Making an impact on the 21st century will require the vision, cooperation and collaboration of all three U. of I. campuses.
That was the message of Timothy L. Killeen as he delivered a town hall meeting address May 18 to a near-capacity crowd and began his tenure as the university’s 20th president.
The event, held in the Tryon Festival Theatre at Krannert Center for the Performing Arts and followed by a reception, included remarks by the three campus chancellors and a question-and-answer session led by Killeen.
Despite the challenges that lie ahead, Killeen said that as president, he will protect the university’s world-renowned reputation at all costs and keep students and public service as the core foundations of its work.
It won’t be successful unless everyone contributes, he said.
“There is nothing stronger than a shared vision,” said Killeen, who has been directed by the U. of I. Board of Trustees to develop a strategic plan to guide the university’s future. He said the process will be inclusive, melding the campuses’ strategic plans and input from the university community into a single working document.
He said his immediate priorities include responding to the findings of a university task force that is currently reviewing university programs for efficiencies, starting with the administration, and formulating a response to threatened state budget cuts.
He said he would like the result of a June leadership conference to be the creation of a “readable document” on the guiding principles behind university decision-making.
“We will move aggressively on several fronts,” he said. “Teamwork and mutual respect will be the way to do business on campus.”
Intercampus collaboration will be emphasized on his watch, he said, as will the increased development of partnerships with government and industry.
The end result will be even more life-enhancing discoveries by a thriving academic community.
“The word ‘public’ is very meaningful to me,” he said. “We’ll be defining what the land grant means in the 21st century. This is a defining moment for us.”
Killeen recalled the words of U. of I.’s fourth president, Edmund J. James, who said higher education “is fundamental to human progress” as well as the “scientific arm of the government.”

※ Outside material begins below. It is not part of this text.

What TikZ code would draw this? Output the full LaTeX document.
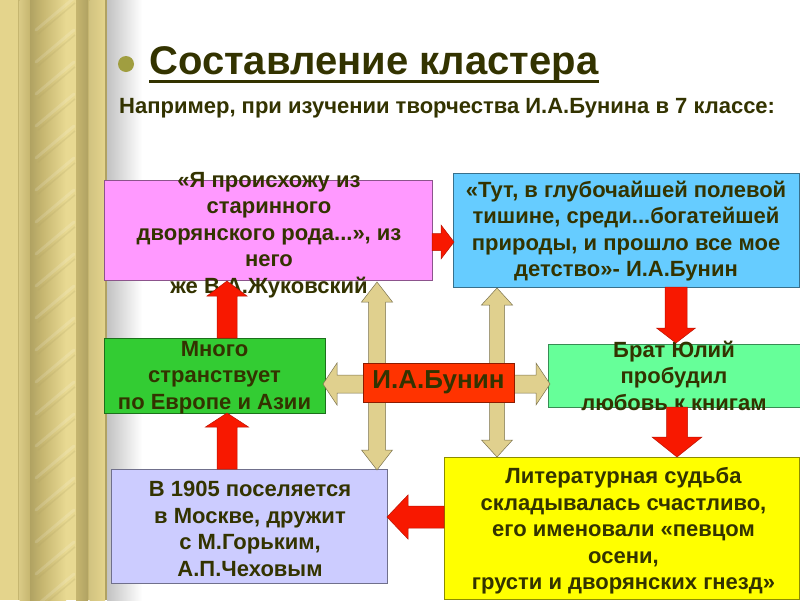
\documentclass[tikz,border=0pt]{standalone}
\usepackage{fontspec}
\setmainfont{Liberation Sans}
\usetikzlibrary{calc}
\definecolor{txt}{HTML}{333300}
\definecolor{pinkc}{HTML}{FF99FF}
\definecolor{bluec}{HTML}{66CCFF}
\definecolor{greenc}{HTML}{33CC33}
\definecolor{lgreenc}{HTML}{66FF99}
\definecolor{lavc}{HTML}{CCCCFF}
\definecolor{yelc}{HTML}{FFFF00}
\definecolor{redc}{HTML}{FF3300}
\definecolor{arrred}{HTML}{F81800}
\definecolor{tanc}{HTML}{E0D08E}
\definecolor{bulletc}{HTML}{A09E40}
\definecolor{goldA}{HTML}{E4D48C}
\definecolor{goldB}{HTML}{C6B670}
\definecolor{goldD}{HTML}{B0A262}
\definecolor{goldL}{HTML}{E8D992}

% single block arrow: style, from, to, shaft half width, head half width, head length
\newcommand\barrow[6]{%
  \draw[#1] let \p1=(#2), \p2=(#3), \n1={atan2(\y2-\y1,\x2-\x1)} in
    ($(\p1)+({\n1+90}:#4)$) -- ($(\p2)+({\n1+180}:#6)+({\n1+90}:#4)$)
    -- ($(\p2)+({\n1+180}:#6)+({\n1+90}:#5)$) -- (\p2)
    -- ($(\p2)+({\n1+180}:#6)+({\n1-90}:#5)$) -- ($(\p2)+({\n1+180}:#6)+({\n1-90}:#4)$)
    -- ($(\p1)+({\n1-90}:#4)$) -- cycle;}
% double block arrow
\newcommand\dbarrow[6]{%
  \draw[#1] let \p1=(#2), \p2=(#3), \n1={atan2(\y2-\y1,\x2-\x1)} in
    (\p1) -- ($(\p1)+({\n1}:#6)+({\n1+90}:#5)$) -- ($(\p1)+({\n1}:#6)+({\n1+90}:#4)$)
    -- ($(\p2)+({\n1+180}:#6)+({\n1+90}:#4)$) -- ($(\p2)+({\n1+180}:#6)+({\n1+90}:#5)$)
    -- (\p2) -- ($(\p2)+({\n1+180}:#6)+({\n1-90}:#5)$) -- ($(\p2)+({\n1+180}:#6)+({\n1-90}:#4)$)
    -- ($(\p1)+({\n1}:#6)+({\n1-90}:#4)$) -- ($(\p1)+({\n1}:#6)+({\n1-90}:#5)$) -- cycle;}

\begin{document}
\begin{tikzpicture}[x=1pt,y=-1pt,
  box/.style={draw=#1!55!black, fill=#1, line width=0.7pt, inner sep=0pt, outer sep=0pt},
  body/.style={text=txt, font=\fontsize{22}{26.5}\selectfont\bfseries, align=center, inner sep=0pt},
  redarrow/.style={fill=arrred, draw=arrred!75!black, line width=0.5pt},
  tanarrow/.style={fill=tanc, draw=tanc!55!black, line width=0.5pt}]
\useasboundingbox (0,0) rectangle (800,600);
\fill[white] (0,0) rectangle (800,600);

% decorative left stripe
\fill[goldA] (0,0) rectangle (107,600);
\fill[goldB] (18,0) rectangle (19.5,600);
\shade[left color=goldA!95!black, right color=goldB] (19.5,0) rectangle (30,600);
\shade[left color=goldD, right color=goldB] (30,0) rectangle (42,600);
\shade[left color=goldB, right color=goldL] (42,0) rectangle (66,600);
\fill[goldL] (66,0) rectangle (76,600);
\shade[left color=goldB, right color=goldD] (76,0) rectangle (88,600);
\fill[goldB] (88,0) rectangle (89.5,600);
\shade[left color=goldA!92!black, right color=goldA] (89.5,0) rectangle (105,600);
\fill[goldD] (105,0) rectangle (107,600);
\foreach \k in {0,...,19}{
  \draw[white, opacity=0.14, line width=3pt, line cap=round] (36,{30+32*\k}) -- (74,{-2+32*\k});
  \draw[goldD, opacity=0.2, line width=1.5pt] (38,{34+32*\k}) -- (75,{3+32*\k});
}
\shade[left color=black!24, right color=white] (107,0) rectangle (142,600);

% title
\node[circle, fill=bulletc, minimum size=16pt, inner sep=0pt] (bullet) at (126,64) {};
\node[anchor=base west, inner sep=0pt, text=txt, font=\fontsize{40}{48}\selectfont\bfseries] (title) at (149,74) {Составление кластера};
\draw[txt, line width=3pt] ($(title.base west)+(0,7)$) -- ($(title.base east)+(0,7)$);
\node[anchor=base west, inner sep=0pt, text=txt, font=\fontsize{22}{26}\selectfont\bfseries] (sub) at (119,113) {Например, при изучении творчества И.А.Бунина в 7 классе:};

% boxes
\node[box=pinkc, minimum width=328pt, minimum height=100pt] (pink) at (268,230) {};
\node[box=bluec, minimum width=346pt, minimum height=114pt] (blue) at (626,230) {};
\node[box=greenc, minimum width=221pt, minimum height=75pt] (green) at (214.5,375.5) {};
\node[box=lgreenc, minimum width=252pt, minimum height=63pt] (lgreen) at (674,375.5) {};
\node[box=lavc, minimum width=276pt, minimum height=114pt] (lav) at (249,526) {};
\node[box=yelc, minimum width=355pt, minimum height=142pt] (yel) at (621.5,528) {};

% texts
\node[body] (pinkt) at ($(pink.center)+(1,5)$) {«Я происхожу из\\старинного\\дворянского рода...», из\\него\\же В.А.Жуковский};
\node[body] (bluet) at ($(blue.center)+(0,1)$) {«Тут, в глубочайшей полевой\\тишине, среди...богатейшей\\природы, и прошло все мое\\детство»- И.А.Бунин};
\node[body] (greent) at ($(green.center)+(0,2)$) {Много\\странствует\\по Европе и Азии};
\node[body] (lgreent) at (lgreen.center) {Брат Юлий\\пробудил\\любовь к книгам};
\node[body] (lavt) at ($(lav.center)+(1,3)$) {В 1905 поселяется\\в Москве, дружит\\с М.Горьким,\\А.П.Чеховым};
\node[body] (yelt) at ($(yel.center)+(2,3)$) {Литературная судьба\\складывалась счастливо,\\его именовали «певцом\\осени,\\грусти и дворянских гнезд»};

% red arrows
\barrow{redarrow}{$(pink.east)+(0,12)$}{$(blue.west)+(1,12)$}{8.5pt}{17pt}{13pt}
\barrow{redarrow}{$(blue.south)+(50,0)$}{$(lgreen.north)+(2,-1)$}{11pt}{19.5pt}{15pt}
\barrow{redarrow}{$(lgreen.south)+(3,0)$}{$(yel.north)+(55.5,0)$}{10.5pt}{25pt}{20pt}
\barrow{redarrow}{$(yel.west)+(0,-11)$}{$(lav.east)+(0,-9)$}{11pt}{22pt}{21pt}
\barrow{redarrow}{$(lav.north)+(-22,0)$}{$(green.south)+(12.5,0)$}{10pt}{21.5pt}{14pt}
\barrow{redarrow}{$(green.north)+(12.5,0)$}{$(pink.south)+(-41,1)$}{10pt}{20pt}{15pt}

% tan double arrows
\dbarrow{tanarrow}{$(pink.south)+(109,2)$}{$(lav.north)+(128,1)$}{8.5pt}{15.5pt}{20pt}
\dbarrow{tanarrow}{$(blue.south)+(-129,1)$}{$(yel.north)+(-124.5,0)$}{7.5pt}{15.5pt}{17pt}
\dbarrow{tanarrow}{$(green.east)+(-2,8.5)$}{$(lgreen.west)+(2,8.5)$}{9pt}{21pt}{14pt}

% centre node
\node[box=redc, minimum width=151pt, minimum height=39pt, text=txt, font=\fontsize{26}{30}\selectfont\bfseries] (bunin) at (438.5,382.5) {И.А.Бунин};
\end{tikzpicture}
\end{document}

Killeen, a geophysicist and space scientist, was the vice chancellor for research and the president of the research foundation in the 64-campus State Universities of New York system.
He said he is confident he can improve communication and collaboration between the three U. of I. campuses.
Killeen said he would work tirelessly to lift the university from its place among the world’s best to a place where it is the very best.
“We’re going to move forward with large aspirations,” he said. “I’m somewhere between freaked out and excited. My every waking effort will be all Illinois all the time.”
He said he is not one to see the proverbial glass as just half empty or half full.
“My personal glass is always half full and then some.”
Killeen addressed several issues during the question-and-answer session.
He told one questioner that while university officials had spent much time advocating for employees and reminding legislators of the direct economic return from higher education investment, the need for resource stewardship has never been greater.
“We’re making every case we have (for adequate funding),” he said. “But we have to make sure we’re doing our part to be as efficient and effective as possible. We can’t sacrifice excellence.”
Killeen told another questioner who asked about the future of liberal arts and small programs on campus that economics should not be the sole measure of university academic programs.
“Vitality and vibrancy on campus flows out of these pursuits,” he said. “Things shouldn’t displace one another.”
He said his plan to increase on- and off-campus connections would lead to new collaborations that may even revitalize some of those sometimes overlooked disciplines.
Killeen told another questioner that he “passionately” supports academic freedom.
He said he already had met with local leaders of the American Association of University Professors to discuss the university’s response to possible censure and the issue of civility as it relates to freedom of speech.
He said he also foresees helping formulate a “best model for civic engagement” to guide campus discussions and avoid confusion in the future.
“I think we need a model of best practices,” he said. “We need to stand for elevated discourse.”
Other topics raised in the Q-and-A session included a student organization asking that the U. of I. divest from the coal industry, union groups asking for negotiation and representation improvements, and a call to revisit equal pay issues.
Killeen’s presentation also is being made to UIC, UIS and the Rockford and Peoria satellite campuses.
Chancellor Phyllis M. Wise, in her address, said the campuses were being asked “to reinvent ourselves” because the foundation on which they are operating was created in the 19th century.
She said Killeen’s call to parlay the power of the three campuses would enhance the impact of all of them.
“It’s an opportunity to redefine what a state university system is,” she said. “This is absolutely the right time. The timing is almost perfect.”